The Bruzzi-Malatesta Brigades in the Resistance in Lombardy: Libertarian Organisation in Practice

The thesis referred to here aims to reconstruct the contribution made to the Lombard resistance by the anarchist Bruzzi-Malatesta Brigades in the period 1943-1945.

The decision to concentrate my study upon a period of Italian contemporary history that has been well examined arises from the need to throw some light on seemingly marginal aspects of the resistance. I say marginal because, alongside the studies and memoirs churned out on the topic, it is only in recent years that that investigation has begun to explore the plurality of political and life experiences that, besides feats of arms per se, were what resisting was all about: a painful route to individual and collective cultural emancipation.

Inside this multi-voiced resistance, the anarchist movement - taken as a community of militants and as a political entity - deserves a chapter to itself. If we take fascism as the encapsulation of notions such as fatherland (nationalist, aggressive and militaristic), State (authoritarian and bureaucratic) and major players (single party, capital, Church and monarchy), it is readily apparent that fascism is the distillation of everything to which anarchism is most opposed.

From a psychological viewpoint, this radical incompatibility between fascism and anarchism helped anarchists considerably when it came to the coup d’etat of 25 July 1943 and the ensuing disintegration after 8 September 1943; anarchist militants regarded these events not as times of trauma or punctured illusions but rather as episodes in the endless struggle against State and capital.

In this light, the story of the Bruzzi-Malatesta Brigades is interesting, they being - along with the units in Carrara, Pistoia and Genoa - the most substantial (in terms of quality and numbers) contribution made by Italian anarchists to the partisan struggle. On the other hand, the anarchist movement in Lombardy never succeeded in setting up units that were, in ideological terms, homogeneous and in this resides the chief interest of my research. Lurking behind an seeming organisational and political monolithism traceable to the situation attendant upon the underground struggle, there persisted in fact all of the historical brands of the Italian anarchist movement, with its tensions between individualists, anarcho-communists, collectivists, libertarian socialists and anarcho-syndicalists, as well as (in terms of tactics) between gradualists, diehards and insurrectionists; equally lively was the tension in structural terms between the organisationists and anti-organisationists. This incorrigible pluralism represents the weakness as well as the entire splendour of classical anarchism. And this whole ideological baggage and history of strife came to grips with an extraordinary historical situation such as those twenty awful months in Italy constituted.

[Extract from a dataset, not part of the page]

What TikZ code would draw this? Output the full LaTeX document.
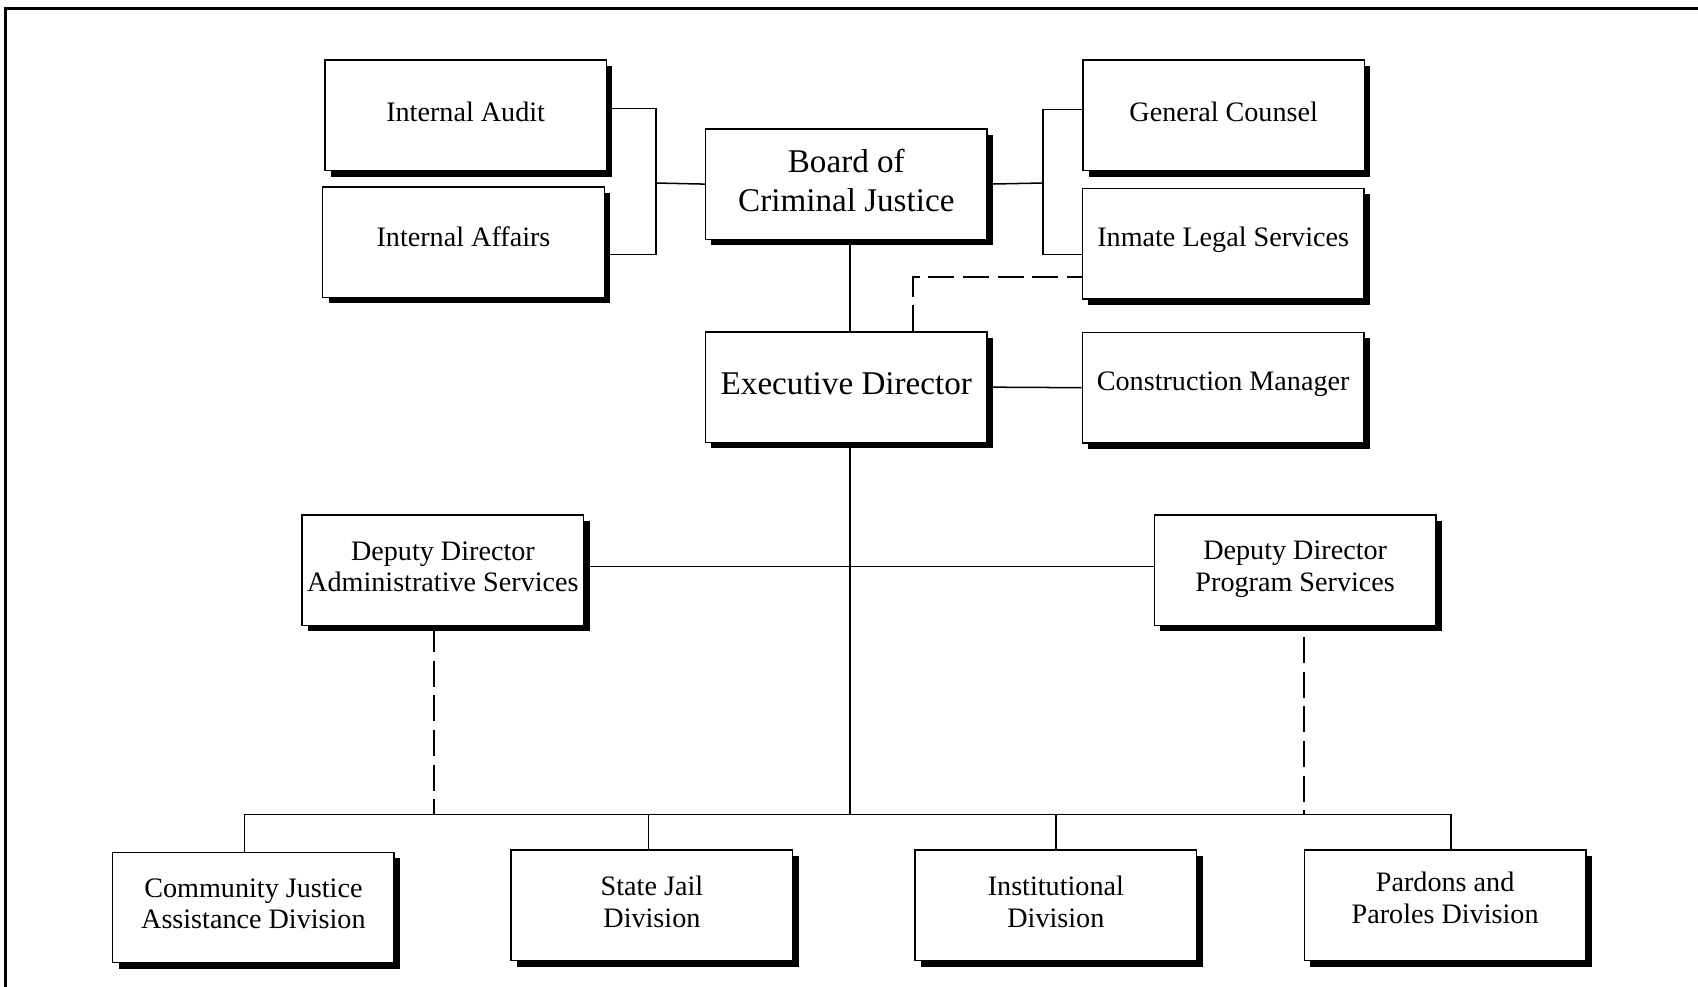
\documentclass[tikz,border=0pt]{standalone}
\usepackage{fontspec}
\setmainfont{Liberation Serif}
\usetikzlibrary{shadows}
\begin{document}
\begin{tikzpicture}[x=0.5pt,y=-0.5pt,
  orgbox/.style={draw, fill=white, line width=0.7pt, minimum width=130pt, minimum height=51pt,
    inner sep=0pt,
    general shadow={fill=black, shadow xshift=2.75pt, shadow yshift=-2.75pt}},
  txt/.style={align=center, inner sep=0pt, yshift=1.6pt, font=\fontsize{13}{14.5}\selectfont},
  bigtxt/.style={txt, font=\fontsize{15.3}{18}\selectfont},
  link/.style={line width=0.7pt},
  dlink/.style={line width=0.9pt, dash pattern=on 12pt off 4pt}]
\useasboundingbox[fill=white] (0,0) rectangle (1568,911);
% frame
\draw[line width=1.3pt] (5,911) -- (5,8) -- (1568,8);
% boxes
\node[orgbox, label={[txt]center:Internal Audit}]   (IA)   at (430,106.5) {};
\node[orgbox, label={[txt, yshift=1pt]center:Internal Affairs}] (IAff) at (428,223.5) {};
\node[orgbox, label={[bigtxt]center:{Board of\\Criminal Justice}}] (BCJ) at (781.5,170) {};
\node[orgbox, label={[txt]center:General Counsel}]  (GC)   at (1130,106.5) {};
\node[orgbox, label={[txt]center:Inmate Legal Services}] (ILS) at (1129.5,225) {};
\node[orgbox, label={[bigtxt]center:Executive Director}] (ED) at (781.5,357.5) {};
\node[orgbox, label={[txt]center:Construction Manager}] (CM) at (1129.5,358) {};
\node[orgbox, label={[txt]center:{Deputy Director\\Administrative Services}}] (DDA) at (409,526.5) {};
\node[orgbox, label={[txt, yshift=-1.2pt]center:{Deputy Director\\Program Services}}] (DDP) at (1196,526.5) {};
\node[orgbox, label={[txt]center:{Community Justice\\Assistance Division}}] (CJAD) at (234,838) {};
\node[orgbox, label={[txt]center:{State Jail\\Division}}] (SJ) at (602,836) {};
\node[orgbox, label={[txt]center:{Institutional\\Division}}] (INST) at (975,836) {};
\node[orgbox, label={[txt, yshift=1.8pt]center:{Pardons and\\Paroles Division}}] (PP) at (1334.5,836) {};
% junction coordinates
\coordinate (jL) at (606,169);
\coordinate (jR) at (963,169);
\coordinate (busC) at (785,752);
\coordinate (busA) at (401,752);
\coordinate (busP) at (1204,752);
\coordinate (cjTop) at ([xshift=-4pt]CJAD.north);
\coordinate (sjTop) at ([xshift=-1.5pt]SJ.north);
\coordinate (ppTop) at ([xshift=2.75pt]PP.north);
\coordinate (edTop) at ([xshift=1.75pt]ED.north);
\coordinate (edBot) at ([xshift=1.75pt]ED.south);
\coordinate (bcjBot) at ([xshift=1.75pt]BCJ.south);
\coordinate (dashTop) at ([xshift=30.75pt]ED.north);
\coordinate (ilsDash) at ([yshift=-15.5pt]ILS.west);
\coordinate (ddaBot) at ([xshift=-4pt]DDA.south);
\coordinate (ddpBot) at ([xshift=4pt,yshift=-5pt]DDP.south);
% left bracket
\draw[link] ([yshift=3.25pt]IA.east) -| (jL) |- ([yshift=-5.75pt]IAff.east);
\draw[link] (jL) -- (BCJ.west);
% right bracket
\draw[link] (BCJ.east) -- (jR);
\draw[link] ([yshift=2.75pt]GC.west) -| (jR) |- ([yshift=-5pt]ILS.west);
% board to executive director
\draw[link] (bcjBot) -- (edTop);
% dashed to inmate legal services
\draw[dlink] (dashTop) |- (ilsDash);
% construction manager
\draw[link] (ED.east) -- (CM.west);
% trunk
\draw[link] (edBot) -- (busC);
% deputy directors
\draw[link] ([yshift=1.75pt]DDA.east) -- ([yshift=1.75pt]DDP.west);
\draw[dlink] (ddaBot) -- (busA);
\draw[dlink] (ddpBot) -- (busP);
% bus and divisions
\draw[link] (cjTop) |- (busC) -| (ppTop);
\draw[link] (sjTop) -- (sjTop |- busC);
\draw[link] (INST.north) -- (INST.north |- busC);
\end{tikzpicture}
\end{document}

The Bruzzi-Malatesta Brigades therefore offer a model for understanding the history of the Italian anarchist movement: the history of a political movement wrestling with survival and attempts to relaunch itself on the basis of an updated edition of libertarian aims, but, above all, the story of militants forced to make radical choices in the midst of the wreckage of the times; there were militants of long standing, since many of the leading figures in the Milanese Brigades who had subscribed to the individualist line in pre-fascist Italy rallied around Carlo Molaschi and became libertarian communists during the resistance. (Molaschi himself went on to become socialist mayor of a town near Milan after the war), but they also included younger fighters only born during the fascist era, who passed through the anarchist ranks during the resistance only to come to rest in different political sectors (so much so that very little of this anarchist upsurge was to survive beyond the 1940s).

I believe that I have identified one of the reasons for their hasty departure in the attempts (some of these flying in the face of anarchism’s essential postulates) at re-launch that the Milanese militants brought to the Italian movement and which were comprehensively defeated at the congress in Carrara in 1945, which, whilst it papered over dangerous institutional implications, defused the great potential that the Lombard experience might have brought to the new republic.

True, Milan 1945 was not Barcelona 1936, yet the libertarian influence carried a quite respectable weight; if we think that in September 1945 the Milanese FCL (Federazione Comunista Libertaria - Libertarian Communist Federation) could call upon three hundred partisans, twelve civilian sections with thousands more card-carrying members, two worker groups from the Alfa Romeo and Richard Ginori plants, a weekly newspaper, Il Comunista Libertario (later renamed Il Libertario) and a resounding success in the first provincial elections of the FIOM (metalworkers’ federation) in which it succeeded in securing one of ten seats on the leadership committee.

From: Bollettino Archivio G. Pinelli, 16, 12/2000, pp. 16-17.. Translated by: Paul Sharkey.